There is evidence of early man’s presence in the Parish with archaeological finds dating back to Palaeolithic times.

The name Watton is first mentioned as Wattun in the 10th Century Anglo Saxon Wills, and as both Wodtune and Watone in the Domesday Book. The suffix “at Stone” is first mentioned in 1311 (Watton atte Stone).

Parts of the village were held by different Manors: Watton (Bardolf), Crowborough, Watton Hall (Watkins Hall) and Woodhall.

A more detailed history of the village is contained in the Watton-at-Stone Village Guide published by the Watton at Stone Conservation Society in association with the Parish Council.

Famous Residents

In 1200, Watton Manor was held by Henry Fitz Ailwin, the first Lord Mayer of London.

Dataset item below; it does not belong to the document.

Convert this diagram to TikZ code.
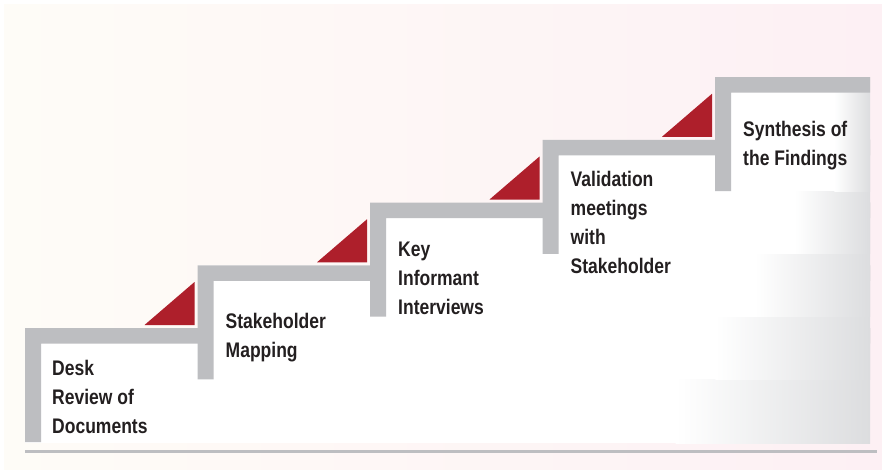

In the early 17th century, the Thompson brothers were involved in trade with the Colonies in New England where they owned several plantations. The brothers sided with Parliament against King Charles. Maurice Thompson was a very successful merchant adventurer involved in trade in slaves, sugar and tobacco. His son John Thompson was created 1st Baron Haversham. William Thomson, after his return from Virginia to England, was knighted and became Governor of the East India Company in the reign of Charles the Second. He was an MP for the City of London and a Customs Commissioner.

Colonel George Thompson was an MP for Southwark, a Councillor of State, and an Admiralty Commissioner. Major Robert Thompson owned considerable property in both England and New England. He was very friendly with Oliver Cromwell and was Navy Commissioner from 1649 throughout the Interregnum, serving in 1657-60 as victualing commissioner at Plymouth. Thompson, Connecticut, is named in his honour.
Maurice Thompson and Sir William Thompson helped found Watton’s first free school in 1662 when they founded a trust for the benefit of children of the poor in Watton. This trust was augmented in 1703 by Abraham Crossland.

The evangelical author and social campaigner Edward Bickersteth was rector of Watton church for twenty years from 1830 until his death in 1850. His works include A Scripture Help (1816), which has been translated into many European languages, and Christian Psalmody (1833), a collection of over 700 hymns, which forms the basis of the Hymnal Companion (1870), compiled by his son, Edward Henry Bickersteth, Bishop of Exeter (1885-1890).

Thomas Rawson Birks (1810-1883), theologian and controversialist, was curate to Edward Bickersteth at Watton. He figured in the debate to try to resolve theology and science. His discussions led to much controversy – in one book he proposed that stars cannot have planets as this would reduce the importance of Christ’s appearance on this planet.

The year 2016 marks the 75th anniversary of the death of Sir Nigel Gresley (1876 – 1941), the designer of the steam locomotive Flying Scotsman.

Sir Herbert Nigel Gresley, Chief Mechanical Engineer of the London and North Eastern Railway (LNER), lived at Watton House, Watton at Stone, for a few years until his death on 5th April 1941. In 1937, after his eldest daughter Violet married Major Geoffrey Godfrey, he decided to leave his home at Salisbury Hall and live with the couple at Watton House.

The River Beane flowed through the large garden, and the most important thing to be done before transferring his large family of mallards and other ducks to their new river home was to make a safe and wired-off river bank enclosure to protect the area from foxes.
He also owned a small syndicate shoot at Watton which gave him much enjoyment on Saturdays.

Watton House was used as his base along with Charles Newton (Chief General Manager, LNER) and Henry Richards (Electrical Engineer LNER).

Sir Nigel is buried at St Peter’s Church, Netherseal, Derbyshire near his family home.